- _AVAILABLE DATA_
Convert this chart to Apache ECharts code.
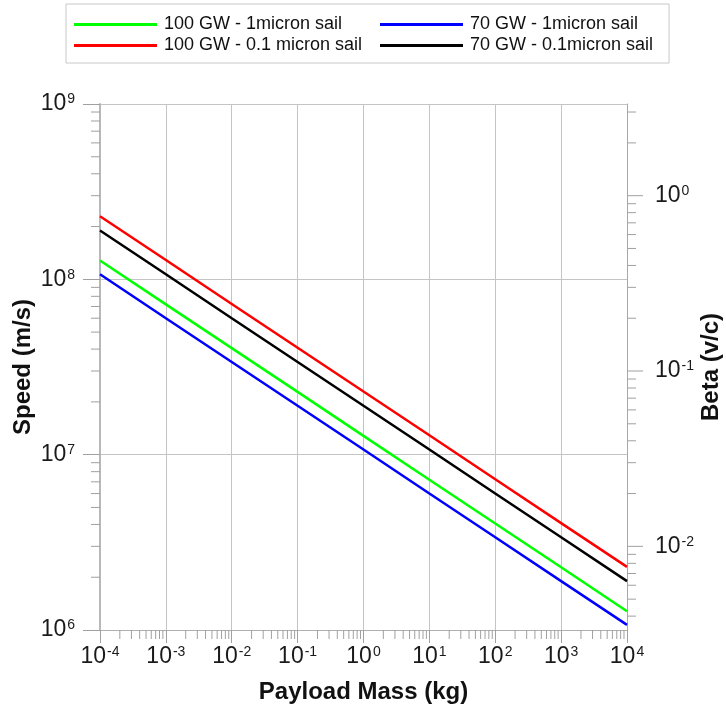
<!DOCTYPE html>
<html>
<head>
<meta charset="utf-8">
<script src="https://cdn.jsdelivr.net/npm/echarts@6/dist/echarts.min.js"></script>
<style>
  html, body { margin: 0; padding: 0; background: #ffffff; }
  #chart { width: 726px; height: 706px; }
</style>
</head>
<body>
<div id="chart"></div>
<script>
// Payload mass (kg), one point per decade
const payloadMass = [1e-4, 1e-3, 1e-2, 1e-1, 1e0, 1e1, 1e2, 1e3, 1e4];

// Final speed (m/s) for each beam power / sail thickness
const speed100GW1um  = [1.28e8, 7.2e7, 4.05e7, 2.28e7, 1.28e7, 7.2e6, 4.05e6, 2.28e6, 1.28e6];
const speed70GW1um   = [1.07e8, 6.0e7, 3.38e7, 1.9e7, 1.07e7, 6.0e6, 3.38e6, 1.9e6, 1.07e6];
const speed100GW01um = [2.29e8, 1.29e8, 7.24e7, 4.07e7, 2.29e7, 1.29e7, 7.24e6, 4.07e6, 2.29e6];
const speed70GW01um  = [1.9e8, 1.07e8, 6.0e7, 3.38e7, 1.9e7, 1.07e7, 6.0e6, 3.38e6, 1.9e6];

const seriesNames = [
  '100 GW - 1micron sail',
  '70 GW - 1micron sail',
  '100 GW - 0.1 micron sail',
  '70 GW - 0.1micron sail'
];
const seriesColors = ['#00ff00', '#0000ff', '#ff0000', '#000000'];

// Axis ranges and ticks
const speedMin = 1e6, speedMax = 1e9;
const massMin = 1e-4, massMax = 1e4;
const C_LIGHT = 3e8;
const betaMin = speedMin / C_LIGHT, betaMax = speedMax / C_LIGHT;
const betaMajorTicks = [1e-2, 1e-1, 1e0];

function decadeMinors(fromExp, toExp, lo, hi) {
  const out = [];
  for (let e = fromExp; e <= toExp; e++) {
    for (let m = 2; m <= 9; m++) {
      const v = m * Math.pow(10, e);
      if (v > lo && v < hi) out.push(v);
    }
  }
  return out;
}
const massMinorTicks = decadeMinors(-4, 3, massMin, massMax);
const speedMinorTicks = decadeMinors(6, 8, speedMin, speedMax);
const betaMinorTicks = decadeMinors(-3, 0, betaMin, betaMax);

// "10" with a superscript exponent
function powLabel(v) {
  const e = Math.round(Math.log10(v));
  if (Math.abs(Math.log10(v) - e) > 1e-6) return '';
  return '{b|10}{e|' + e + '}';
}
const FONT = 'Liberation Sans, Arial, sans-serif';
const powRich = {
  b: { fontSize: 23, lineHeight: 23, padding: [10, 0, 0, 0], verticalAlign: 'bottom', color: '#1a1a1a', fontFamily: FONT },
  e: { fontSize: 14, lineHeight: 15, verticalAlign: 'top', color: '#1a1a1a', fontFamily: FONT, padding: [0, 0, 0, 1] }
};

const nameStyle = { fontSize: 24, fontWeight: 'bold', color: '#111', fontFamily: FONT };
const gridLine = { show: true, lineStyle: { color: '#c4c4c4', width: 1 } };
const tickColor = '#a0a0a0';

function tickSeries(name, xIdx, yIdx, data, dir, majorTest) {
  return {
    type: 'custom',
    name: name,
    xAxisIndex: xIdx,
    yAxisIndex: yIdx,
    silent: true,
    clip: false,
    z: 1,
    data: data,
    renderItem: function (params, api) {
      const p = api.coord([api.value(0), api.value(1)]);
      const len = majorTest && majorTest(api.value(dir === 'right' ? 1 : 0)) ? 16 : 9;
      let x2 = p[0], y2 = p[1];
      if (dir === 'left') x2 = p[0] - len;
      if (dir === 'right') x2 = p[0] + len;
      if (dir === 'down') y2 = p[1] + len;
      return {
        type: 'line',
        shape: { x1: p[0], y1: p[1], x2: x2, y2: y2 },
        style: { stroke: tickColor, lineWidth: 1 }
      };
    }
  };
}

const lineSeries = [speed100GW1um, speed70GW1um, speed100GW01um, speed70GW01um].map(function (vals, i) {
  return {
    type: 'line',
    name: seriesNames[i],
    xAxisIndex: 0,
    yAxisIndex: 0,
    data: payloadMass.map(function (m, j) { return [m, vals[j]]; }),
    showSymbol: false,
    symbol: 'none',
    z: 3,
    lineStyle: { color: seriesColors[i], width: 2.5 },
    itemStyle: { color: seriesColors[i] }
  };
});

const chart = echarts.init(document.getElementById('chart'), null, { renderer: 'canvas' });
chart.setOption({
  animation: false,
  backgroundColor: '#ffffff',
  legend: {
    left: 66,
    top: 4,
    width: 610,
    padding: [10, 16, 7, 8],
    itemGap: 0,
    itemWidth: 83,
    itemHeight: 3,
    icon: 'rect',
    selectedMode: false,
    borderColor: '#c8c8c8',
    borderWidth: 1,
    textStyle: { fontSize: 18, lineHeight: 21, color: '#111', fontFamily: FONT, padding: [0, 0, 0, 2] },
    data: [
      { name: seriesNames[0], textStyle: { width: 216 } },
      { name: seriesNames[1] },
      { name: seriesNames[2], textStyle: { width: 216 } },
      { name: seriesNames[3] }
    ]
  },
  grid: { left: 100, right: 99, top: 104, bottom: 76, outerBoundsMode: 'none', containLabel: false },
  xAxis: [{
    type: 'log',
    logBase: 10,
    min: massMin,
    max: massMax,
    splitNumber: 8,
    name: 'Payload Mass (kg)',
    nameLocation: 'middle',
    nameGap: 50,
    nameMoveOverlap: false,
    nameTextStyle: nameStyle,
    axisLine: { show: true, lineStyle: { color: '#b0b0b0', width: 1 } },
    axisTick: { show: true, inside: false, length: 13, lineStyle: { color: tickColor } },
    axisLabel: { margin: 15, formatter: powLabel, rich: powRich },
    splitLine: gridLine,
    minorTick: { show: false },
    minorSplitLine: { show: false }
  }],
  yAxis: [{
    type: 'log',
    logBase: 10,
    min: speedMin,
    max: speedMax,
    splitNumber: 3,
    position: 'left',
    name: 'Speed (m/s)',
    nameLocation: 'middle',
    nameGap: 65,
    nameMoveOverlap: false,
    nameRotate: 90,
    nameTextStyle: nameStyle,
    axisLine: { show: true, lineStyle: { color: '#b8b8b8', width: 2 } },
    axisTick: { show: true, inside: false, length: 17, lineStyle: { color: tickColor } },
    axisLabel: { margin: 25, formatter: powLabel, rich: powRich },
    splitLine: gridLine
  }, {
    type: 'log',
    logBase: 10,
    min: betaMin,
    max: betaMax,
    position: 'right',
    name: 'Beta (v/c)',
    nameLocation: 'middle',
    nameGap: 72,
    nameMoveOverlap: false,
    nameRotate: 90,
    nameTextStyle: nameStyle,
    axisLine: { show: true, lineStyle: { color: '#a8a8a8', width: 1 } },
    axisTick: { show: false },
    axisLabel: { margin: 28, formatter: powLabel, rich: powRich, showMinLabel: false, showMaxLabel: false },
    splitLine: { show: false }
  }],
  series: lineSeries.concat([
    tickSeries('massMinor', 0, 0, massMinorTicks.map(function (v) { return [v, speedMin]; }), 'down'),
    tickSeries('speedMinor', 0, 0, speedMinorTicks.map(function (v) { return [massMin, v]; }), 'left'),
    tickSeries('betaTicks', 0, 1, betaMajorTicks.concat(betaMinorTicks).map(function (v) { return [massMax, v]; }), 'right',
      function (v) { return betaMajorTicks.some(function (t) { return Math.abs(t - v) / t < 1e-9; }); })
  ])
});
</script>
</body>
</html>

- _TO BE DONE_
Restate the whole listing above exactly, except for its images.

- _WRITTEN SOLUTION_
Convert this chart to Apache ECharts code.
<!DOCTYPE html>
<html>
<head>
<meta charset="utf-8">
<script src="https://cdn.jsdelivr.net/npm/echarts@6/dist/echarts.min.js"></script>
<style>
  html, body { margin: 0; padding: 0; background: #ffffff; }
  #chart { width: 726px; height: 706px; }
</style>
</head>
<body>
<div id="chart"></div>
<script>
// Payload mass (kg), one point per decade
const payloadMass = [1e-4, 1e-3, 1e-2, 1e-1, 1e0, 1e1, 1e2, 1e3, 1e4];

// Final speed (m/s) for each beam power / sail thickness
const speed100GW1um  = [1.28e8, 7.2e7, 4.05e7, 2.28e7, 1.28e7, 7.2e6, 4.05e6, 2.28e6, 1.28e6];
const speed70GW1um   = [1.07e8, 6.0e7, 3.38e7, 1.9e7, 1.07e7, 6.0e6, 3.38e6, 1.9e6, 1.07e6];
const speed100GW01um = [2.29e8, 1.29e8, 7.24e7, 4.07e7, 2.29e7, 1.29e7, 7.24e6, 4.07e6, 2.29e6];
const speed70GW01um  = [1.9e8, 1.07e8, 6.0e7, 3.38e7, 1.9e7, 1.07e7, 6.0e6, 3.38e6, 1.9e6];

const seriesNames = [
  '100 GW - 1micron sail',
  '70 GW - 1micron sail',
  '100 GW - 0.1 micron sail',
  '70 GW - 0.1micron sail'
];
const seriesColors = ['#00ff00', '#0000ff', '#ff0000', '#000000'];

// Axis ranges and ticks
const speedMin = 1e6, speedMax = 1e9;
const massMin = 1e-4, massMax = 1e4;
const C_LIGHT = 3e8;
const betaMin = speedMin / C_LIGHT, betaMax = speedMax / C_LIGHT;
const betaMajorTicks = [1e-2, 1e-1, 1e0];

function decadeMinors(fromExp, toExp, lo, hi) {
  const out = [];
  for (let e = fromExp; e <= toExp; e++) {
    for (let m = 2; m <= 9; m++) {
      const v = m * Math.pow(10, e);
      if (v > lo && v < hi) out.push(v);
    }
  }
  return out;
}
const massMinorTicks = decadeMinors(-4, 3, massMin, massMax);
const speedMinorTicks = decadeMinors(6, 8, speedMin, speedMax);
const betaMinorTicks = decadeMinors(-3, 0, betaMin, betaMax);

// "10" with a superscript exponent
function powLabel(v) {
  const e = Math.round(Math.log10(v));
  if (Math.abs(Math.log10(v) - e) > 1e-6) return '';
  return '{b|10}{e|' + e + '}';
}
const FONT = 'Liberation Sans, Arial, sans-serif';
const powRich = {
  b: { fontSize: 23, lineHeight: 23, padding: [10, 0, 0, 0], verticalAlign: 'bottom', color: '#1a1a1a', fontFamily: FONT },
  e: { fontSize: 14, lineHeight: 15, verticalAlign: 'top', color: '#1a1a1a', fontFamily: FONT, padding: [0, 0, 0, 1] }
};

const nameStyle = { fontSize: 24, fontWeight: 'bold', color: '#111', fontFamily: FONT };
const gridLine = { show: true, lineStyle: { color: '#c4c4c4', width: 1 } };
const tickColor = '#a0a0a0';

function tickSeries(name, xIdx, yIdx, data, dir, majorTest) {
  return {
    type: 'custom',
    name: name,
    xAxisIndex: xIdx,
    yAxisIndex: yIdx,
    silent: true,
    clip: false,
    z: 1,
    data: data,
    renderItem: function (params, api) {
      const p = api.coord([api.value(0), api.value(1)]);
      const len = majorTest && majorTest(api.value(dir === 'right' ? 1 : 0)) ? 16 : 9;
      let x2 = p[0], y2 = p[1];
      if (dir === 'left') x2 = p[0] - len;
      if (dir === 'right') x2 = p[0] + len;
      if (dir === 'down') y2 = p[1] + len;
      return {
        type: 'line',
        shape: { x1: p[0], y1: p[1], x2: x2, y2: y2 },
        style: { stroke: tickColor, lineWidth: 1 }
      };
    }
  };
}

const lineSeries = [speed100GW1um, speed70GW1um, speed100GW01um, speed70GW01um].map(function (vals, i) {
  return {
    type: 'line',
    name: seriesNames[i],
    xAxisIndex: 0,
    yAxisIndex: 0,
    data: payloadMass.map(function (m, j) { return [m, vals[j]]; }),
    showSymbol: false,
    symbol: 'none',
    z: 3,
    lineStyle: { color: seriesColors[i], width: 2.5 },
    itemStyle: { color: seriesColors[i] }
  };
});

const chart = echarts.init(document.getElementById('chart'), null, { renderer: 'canvas' });
chart.setOption({
  animation: false,
  backgroundColor: '#ffffff',
  legend: {
    left: 66,
    top: 4,
    width: 610,
    padding: [10, 16, 7, 8],
    itemGap: 0,
    itemWidth: 83,
    itemHeight: 3,
    icon: 'rect',
    selectedMode: false,
    borderColor: '#c8c8c8',
    borderWidth: 1,
    textStyle: { fontSize: 18, lineHeight: 21, color: '#111', fontFamily: FONT, padding: [0, 0, 0, 2] },
    data: [
      { name: seriesNames[0], textStyle: { width: 216 } },
      { name: seriesNames[1] },
      { name: seriesNames[2], textStyle: { width: 216 } },
      { name: seriesNames[3] }
    ]
  },
  grid: { left: 100, right: 99, top: 104, bottom: 76, outerBoundsMode: 'none', containLabel: false },
  xAxis: [{
    type: 'log',
    logBase: 10,
    min: massMin,
    max: massMax,
    splitNumber: 8,
    name: 'Payload Mass (kg)',
    nameLocation: 'middle',
    nameGap: 50,
    nameMoveOverlap: false,
    nameTextStyle: nameStyle,
    axisLine: { show: true, lineStyle: { color: '#b0b0b0', width: 1 } },
    axisTick: { show: true, inside: false, length: 13, lineStyle: { color: tickColor } },
    axisLabel: { margin: 15, formatter: powLabel, rich: powRich },
    splitLine: gridLine,
    minorTick: { show: false },
    minorSplitLine: { show: false }
  }],
  yAxis: [{
    type: 'log',
    logBase: 10,
    min: speedMin,
    max: speedMax,
    splitNumber: 3,
    position: 'left',
    name: 'Speed (m/s)',
    nameLocation: 'middle',
    nameGap: 65,
    nameMoveOverlap: false,
    nameRotate: 90,
    nameTextStyle: nameStyle,
    axisLine: { show: true, lineStyle: { color: '#b8b8b8', width: 2 } },
    axisTick: { show: true, inside: false, length: 17, lineStyle: { color: tickColor } },
    axisLabel: { margin: 25, formatter: powLabel, rich: powRich },
    splitLine: gridLine
  }, {
    type: 'log',
    logBase: 10,
    min: betaMin,
    max: betaMax,
    position: 'right',
    name: 'Beta (v/c)',
    nameLocation: 'middle',
    nameGap: 72,
    nameMoveOverlap: false,
    nameRotate: 90,
    nameTextStyle: nameStyle,
    axisLine: { show: true, lineStyle: { color: '#a8a8a8', width: 1 } },
    axisTick: { show: false },
    axisLabel: { margin: 28, formatter: powLabel, rich: powRich, showMinLabel: false, showMaxLabel: false },
    splitLine: { show: false }
  }],
  series: lineSeries.concat([
    tickSeries('massMinor', 0, 0, massMinorTicks.map(function (v) { return [v, speedMin]; }), 'down'),
    tickSeries('speedMinor', 0, 0, speedMinorTicks.map(function (v) { return [massMin, v]; }), 'left'),
    tickSeries('betaTicks', 0, 1, betaMajorTicks.concat(betaMinorTicks).map(function (v) { return [massMax, v]; }), 'right',
      function (v) { return betaMajorTicks.some(function (t) { return Math.abs(t - v) / t < 1e-9; }); })
  ])
});
</script>
</body>
</html>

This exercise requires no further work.